Keir Starmer is “working forwards not backwards”, a Blair-era cabinet minister told me after one of the Labour leader’s recent U-turns. This was a cryptic way of saying that Starmer seems to be responding to events, rather than deciding where he needs to be by the time of the election and working backwards from there. Instead of planning a path to the right position, Starmer responds to issues as they come up at random. This former cabinet minister was pleased with the general direction of Starmer’s retreat from the Corbynite programme on which he was elected, and thought that he was “learning on the job and getting better”.
But the policy changes seem reactive and badly explained, as if Starmer hadn’t intended to make them, but has been persuaded that he should.
A Blair-era special adviser made a similar point: “I don’t know where people get the idea from that Keir Starmer is boring. It’s a white-knuckle ride: ‘Rishi Sunak’s soft on paedophiles! Votes for five million foreigners!
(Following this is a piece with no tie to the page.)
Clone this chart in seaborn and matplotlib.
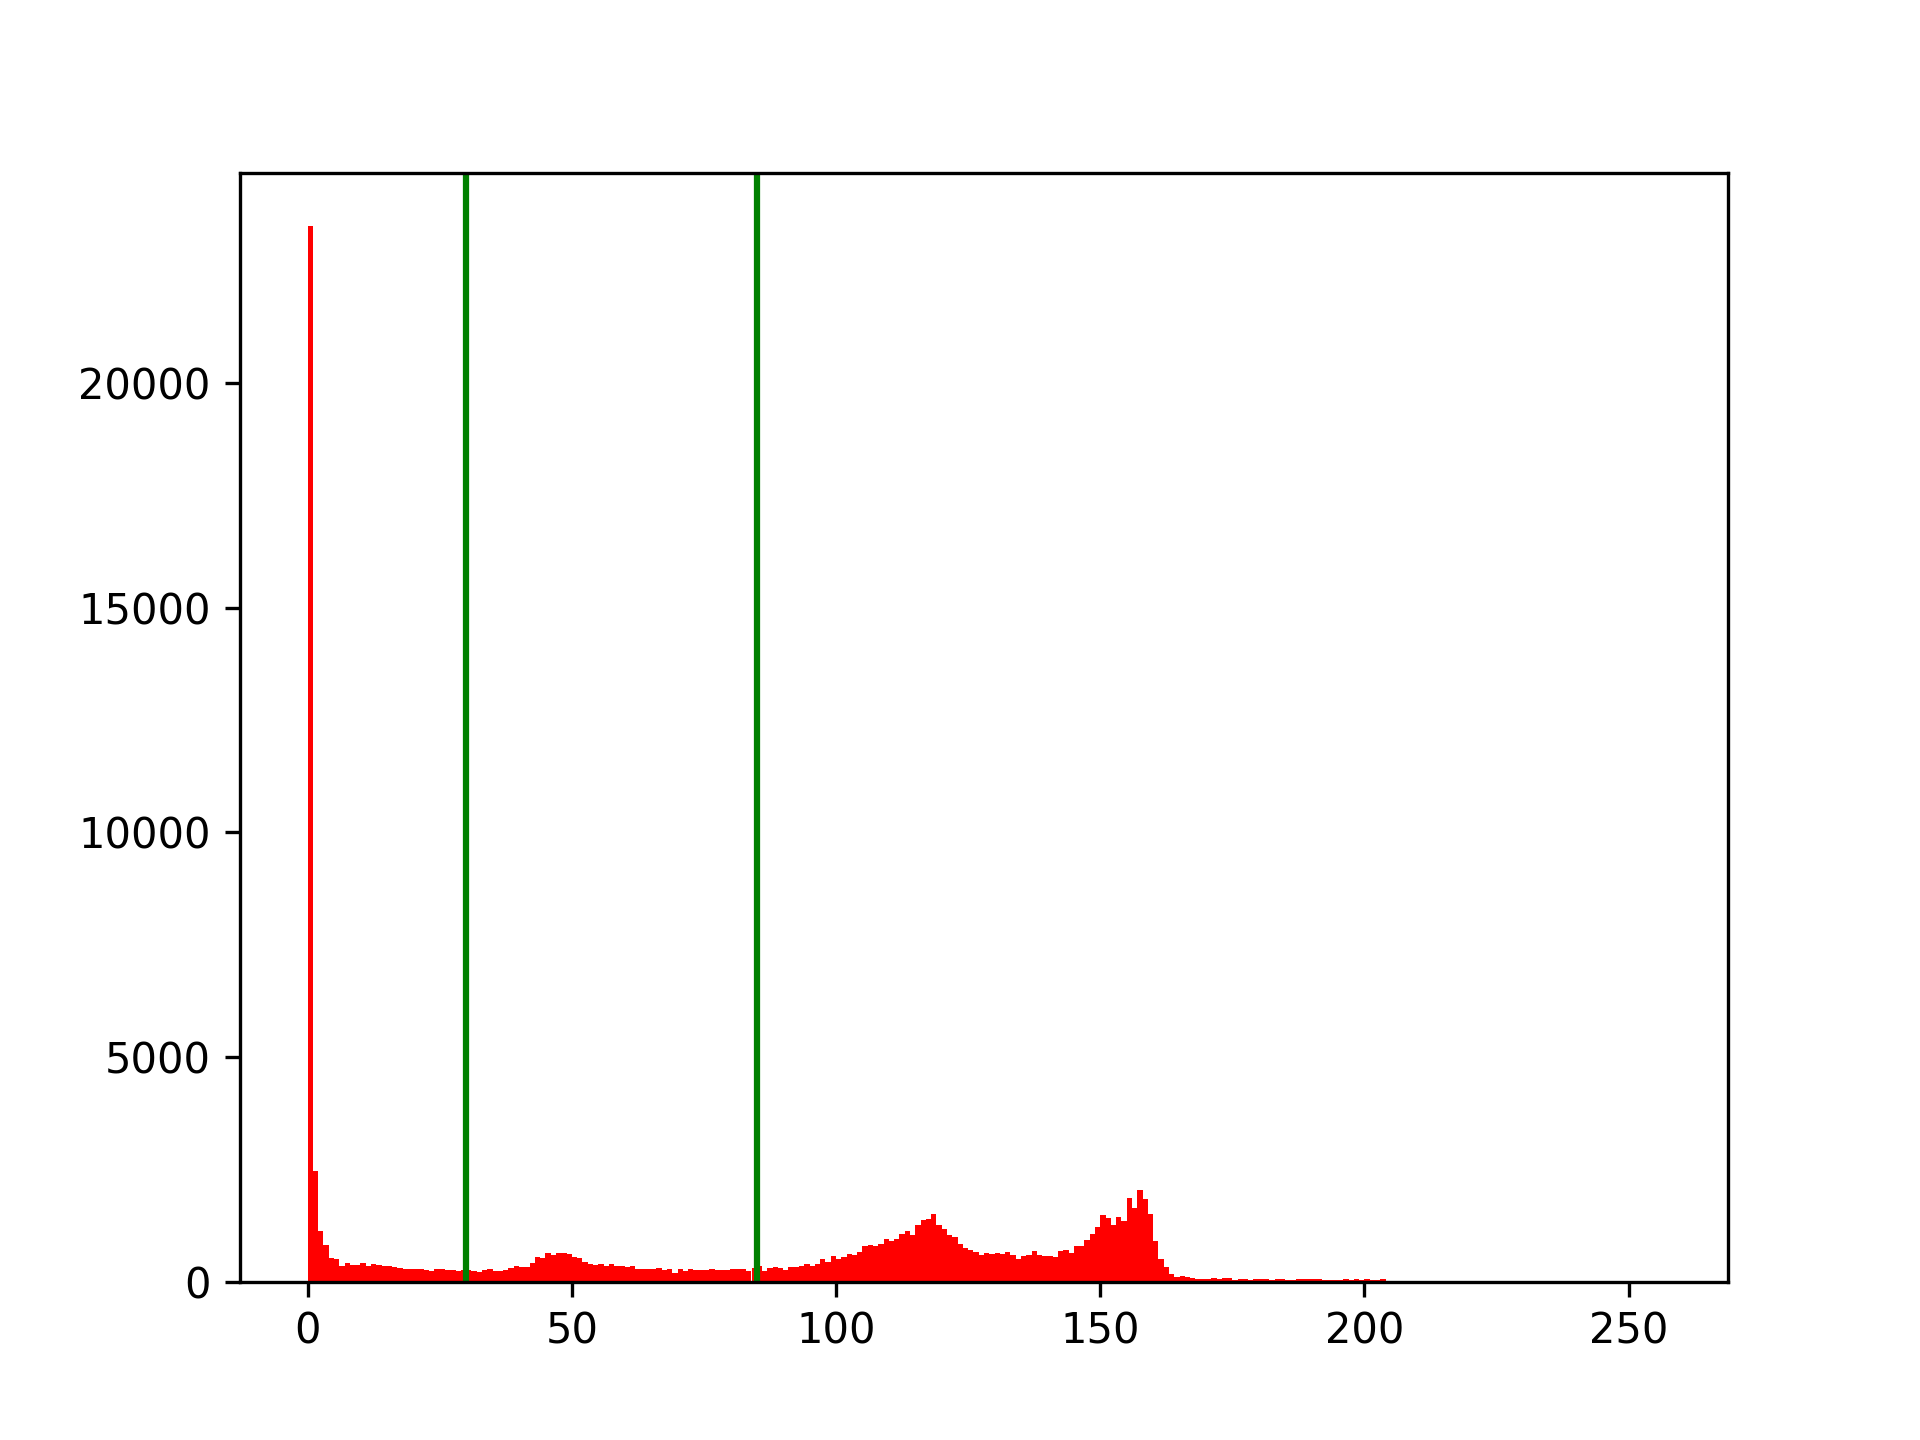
import numpy as np
import matplotlib
matplotlib.use("Agg")
import matplotlib.pyplot as plt
import seaborn as sns

# pixel value bins (0..255) and their counts
levels = np.arange(256)
counts = [
    23500, 2465, 1125, 815, 525, 505, 345, 415, 370, 370,
    415, 345, 390, 370, 345, 345, 325, 305, 285, 285,
    285, 285, 265, 245, 285, 285, 265, 265, 245, 265,
    265, 225, 205, 265, 285, 245, 245, 265, 305, 345,
    325, 325, 415, 545, 525, 635, 592, 635, 635, 615,
    547, 525, 435, 391, 369, 391, 347, 391, 347, 347,
    325, 347, 280, 280, 280, 280, 302, 258, 280, 191,
    280, 235, 280, 258, 258, 258, 280, 258, 258, 258,
    280, 280, 280, 235, 302, 347, 235, 302, 325, 302,
    258, 325, 325, 347, 391, 347, 391, 503, 436, 570,
    503, 547, 614, 592, 659, 793, 815, 793, 837, 949,
    904, 949, 1060, 1127, 1038, 1261, 1372, 1394, 1506, 1261,
    1171, 1038, 993, 837, 748, 703, 659, 592, 637, 614,
    637, 614, 659, 592, 503, 570, 592, 681, 592, 570,
    570, 547, 681, 703, 637, 793, 793, 926, 1060, 1216,
    1483, 1416, 1261, 1439, 1350, 1862, 1639, 2040, 1840, 1506,
    904, 503, 325, 169, 102, 124, 102, 80, 57, 57,
    57, 80, 57, 80, 80, 30, 57, 57, 30, 57,
    57, 57, 30, 57, 57, 30, 30, 57, 57, 57,
    57, 57, 30, 30, 30, 30, 57, 30, 57, 30,
    57, 30, 30, 57,
] + [0] * 52

# threshold markers
thresholds = [30, 85]

fig, ax = plt.subplots(figsize=(6.4, 4.8), dpi=300)
sns.histplot(x=levels, weights=counts, bins=256, binrange=(0, 256),
             color="red", alpha=1.0, linewidth=0, edgecolor="none", ax=ax)
for t in thresholds:
    ax.axvline(t, color="green", linewidth=1.5)

ax.set_xlabel("")
ax.set_ylabel("")
ax.set_xticks([0, 50, 100, 150, 200, 250])

fig.savefig("out.png", dpi=300)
I’ll be more radical than Tony Blair (details to follow).’” The apparent “rushes of blood to the head”, they said, give the impression that policy-making has been subcontracted to whichever frontbencher wants to make a Twitter graphic, or whichever press officer answers the phone to a journalist asking about any of the policies on which Starmer stood for leader.
In the past week alone, Starmer has retreated from votes for EU citizens while trying to make it seem as if he hasn’t, with him and his office saying different things. He suggested that voting rights would only be for people who had lived in the UK for 30 years, while party officials said they would only be for citizens of countries that have a reciprocal deal – who are already allowed to vote in general elections.
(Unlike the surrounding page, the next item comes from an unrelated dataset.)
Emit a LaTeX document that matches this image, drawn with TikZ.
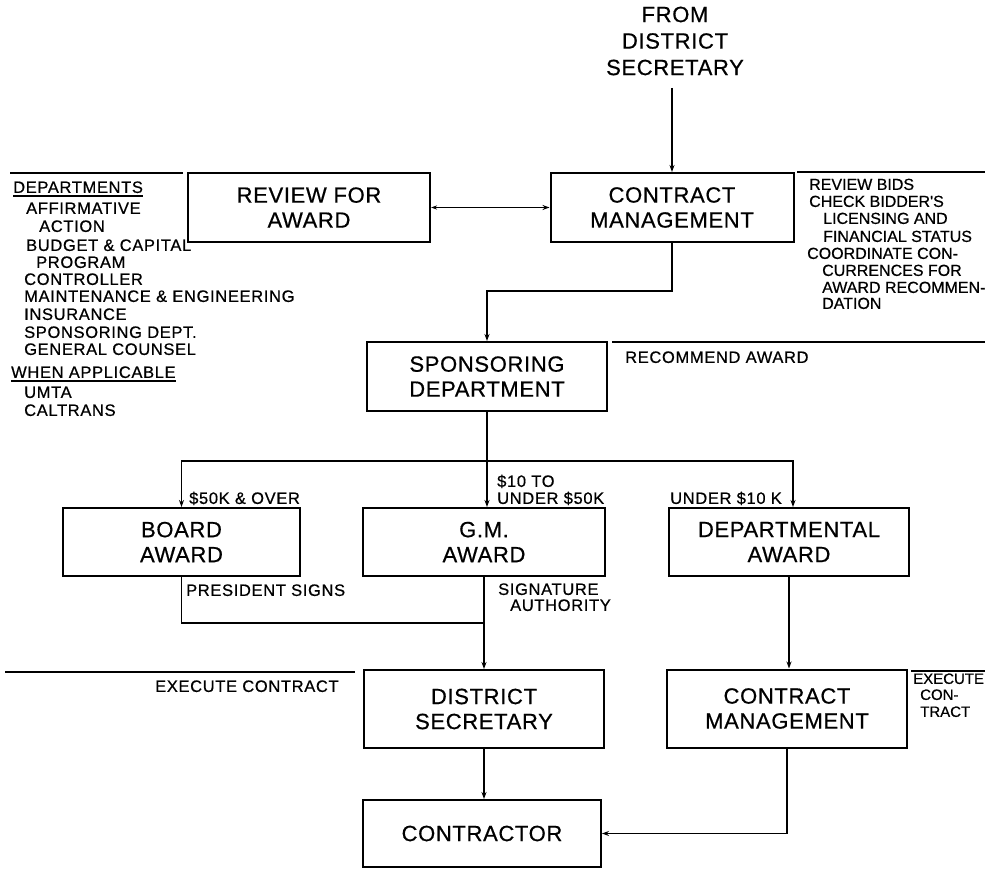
\documentclass[tikz,border=0pt]{standalone}
\usepackage{fontspec}
\setmainfont{Liberation Sans}
\newfontfamily\lettering[LetterSpace=4,FakeBold=0.6]{Liberation Sans}
\newfontfamily\tightlettering[FakeBold=0.6]{Liberation Sans}
\newfontfamily\boxlettering[LetterSpace=3,FakeBold=0.6]{Liberation Sans}
\usetikzlibrary{arrows.meta}
\begin{document}
\begin{tikzpicture}[x=1pt,y=-1pt,
  stepbox/.style={draw, line width=2pt, align=center, inner sep=0,
    font=\boxlettering\fontsize{22}{25}\selectfont},
  note/.style={anchor=west, inner sep=0, text height=11.8pt, text depth=0pt,
    font=\lettering\fontsize{16.5}{17.6}\selectfont},
  tightnote/.style={note, font=\tightlettering\fontsize{16}{17.6}\selectfont},
  link/.style={line width=1.4pt},
  flow/.style={link, -{Stealth[length=7pt,width=5pt]}},
  flowboth/.style={link, {Stealth[length=6pt,width=4pt]}-{Stealth[length=7pt,width=5pt]}},
  rule/.style={line width=1.4pt},
  heading/.style={note}]
\useasboundingbox (0,0) rectangle (993,869);

% process boxes
\node[stepbox, minimum width=242, minimum height=69] (review) at (309,207.5) {REVIEW FOR\\AWARD};
\node[stepbox, minimum width=243, minimum height=69] (cmtop) at (672,207.5) {CONTRACT\\MANAGEMENT};
\node[stepbox, minimum width=240, minimum height=69] (spons) at (487,376.5) {SPONSORING\\DEPARTMENT};
\node[stepbox, minimum width=237, minimum height=68] (board) at (181.5,542) {BOARD\\AWARD};
\node[stepbox, minimum width=242, minimum height=68] (gm) at (484,542) {G.M.\\AWARD};
\node[stepbox, minimum width=240, minimum height=68] (dept) at (789,542) {DEPARTMENTAL\\AWARD};
\node[stepbox, minimum width=240, minimum height=78] (dsec) at (484,709) {DISTRICT\\SECRETARY};
\node[stepbox, minimum width=240, minimum height=78] (cmbot) at (787,708.5) {CONTRACT\\MANAGEMENT};
\node[stepbox, minimum width=238, minimum height=67] (contractor) at (482,833.5) {CONTRACTOR};

% incoming source
\node[font=\boxlettering\fontsize{22}{26.5}\selectfont, align=center, inner sep=0] (from) at (675,41) {FROM\\DISTRICT\\SECRETARY};
\coordinate (fromtail) at (672,88);
\draw[flow] (fromtail) -- (fromtail |- cmtop.north);

% connectors
\draw[flowboth] (review.east) -- (cmtop.west);
\draw[flow] (cmtop.south) -- ++(0,48) -| (spons.north);
\coordinate (bus) at (487,461);
\draw[link] (spons.south) -- (bus);
\draw[flow] (bus) -| (board.north);
\draw[flow] (bus) -| ([xshift=4pt]dept.north);
\draw[flow] (bus) -- (bus |- gm.north);
\coordinate (merge) at (484,623);
\draw[link] (board.south) |- (merge);
\draw[flow] (gm.south) -- (gm.south |- dsec.north);
\draw[flow] (dsec.south) -- (dsec.south |- contractor.north);
\draw[flow] (dept.south) -- (dept.south |- cmbot.north);
\draw[flow] (cmbot.south) |- (contractor.east);

% horizontal rules
\draw[rule] (10,173) -- (183,173);
\draw[rule] (797,172) -- (985,172);
\draw[rule] (612,342) -- (985,342);
\draw[rule] (5,672) -- (355,672);
\draw[rule] (911,671) -- (985,671);

% departments reviewing the award
\node[heading] (depthead) at (13,187) {DEPARTMENTS};
\draw[rule] ([yshift=-3pt]depthead.south west) -- ([yshift=-3pt]depthead.south east);
\node[note] (d1) at (26,208) {AFFIRMATIVE};
\node[note] (d2) at (39,226) {ACTION};
\node[note] (d3) at (26,245) {BUDGET \& CAPITAL};
\node[note] (d4) at (36,262) {PROGRAM};
\node[note] (d5) at (24,279) {CONTROLLER};
\node[note] (d6) at (24,296) {MAINTENANCE \& ENGINEERING};
\node[note] (d7) at (24,314) {INSURANCE};
\node[note] (d8) at (24,332) {SPONSORING DEPT.};
\node[note] (d9) at (24,349) {GENERAL COUNSEL};
\node[heading] (whenhead) at (11,372) {WHEN APPLICABLE};
\draw[rule] ([yshift=-3pt]whenhead.south west) -- ([yshift=-3pt]whenhead.south east);
\node[note] (w1) at (24,392) {UMTA};
\node[note] (w2) at (24,410) {CALTRANS};

% contract management tasks
\node[tightnote] (t1) at (809,184) {REVIEW BIDS};
\node[tightnote] (t2) at (809,201) {CHECK BIDDER'S};
\node[tightnote] (t3) at (823,218) {LICENSING AND};
\node[tightnote] (t4) at (823,236) {FINANCIAL STATUS};
\node[tightnote] (t5) at (807,253) {COORDINATE CON-};
\node[tightnote] (t6) at (822,270) {CURRENCES FOR};
\node[tightnote] (t7) at (822,287) {AWARD RECOMMEN-};
\node[tightnote] (t8) at (822,303) {DATION};

% step and branch labels
\node[note] (recommend) at (625,357) {RECOMMEND AWARD};
\node[note] (over50) at (189,498) {\$50K \& OVER};
\node[note] (mid1) at (497,481) {\$10 TO};
\node[note] (mid2) at (497,498) {UNDER \$50K};
\node[note] (under10) at (670,498) {UNDER \$10 K};
\node[note] (president) at (186,590) {PRESIDENT SIGNS};
\node[note] (sig1) at (498,589) {SIGNATURE};
\node[note] (sig2) at (510,605) {AUTHORITY};
\node[note] (exec) at (155,686) {EXECUTE CONTRACT};
\node[tightnote, font=\tightlettering\fontsize{15}{17}\selectfont] (exec1) at (913,678) {EXECUTE};
\node[tightnote, font=\tightlettering\fontsize{15}{17}\selectfont] (exec2) at (920,694) {CON-};
\node[tightnote, font=\tightlettering\fontsize{15}{17}\selectfont] (exec3) at (920,711) {TRACT};
\end{tikzpicture}
\end{document}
Meanwhile, Ed Miliband’s policy of votes at 16 is “under review”, as well it might be, because Starmer favours people making decisions on smoking, marriage and gender identity when they are older. Then Starmer seemed to say he would renegotiate Brexit, which set the Conservative press off in search of smelling salts.
All this distracted from what Starmer wanted the message to be this week; namely that a Labour government would build more houses. Starmer certainly gained some attention for promising to build on the green belt. Even that was not backed up with a plan, or any detail about how it would be implemented, beyond restoring the national house-building targets dropped by the government.
Previously in this series of U-turns, Starmer has abandoned public ownership of the utilities and free tuition for students, while admitting that he has always been against proportional representation.
Each of those has emerged from questions in interviews; none has been announced on Labour’s own terms as part of a plan for government, backed up by research and outside experts.
In one interview, Starmer explained that he had asked people in his office to look at the costs of nationalisation. He made it sound as if the intern from Bowling Green University, Ohio, had been asked to do a Google search.
And we are still waiting for the big one: the U-turn on the £28bn-a-year Green Prosperity Plan. It feels as if that supertanker is turning round, but in the dark. The phrase was not used in the briefing document for Labour’s five “missions”, launched in February, which included: “Make Britain a clean energy superpower.”
Rachel Reeves, the shadow chancellor, mentioned the Green Prosperity Plan on a visit to Glasgow in March, but I cannot find the last time she mentioned the £28bn figure. Ed Miliband, the shadow energy secretary, mentioned it in a speech in March, praising Reeves for having drawn it up, apparently trying to tie her to it.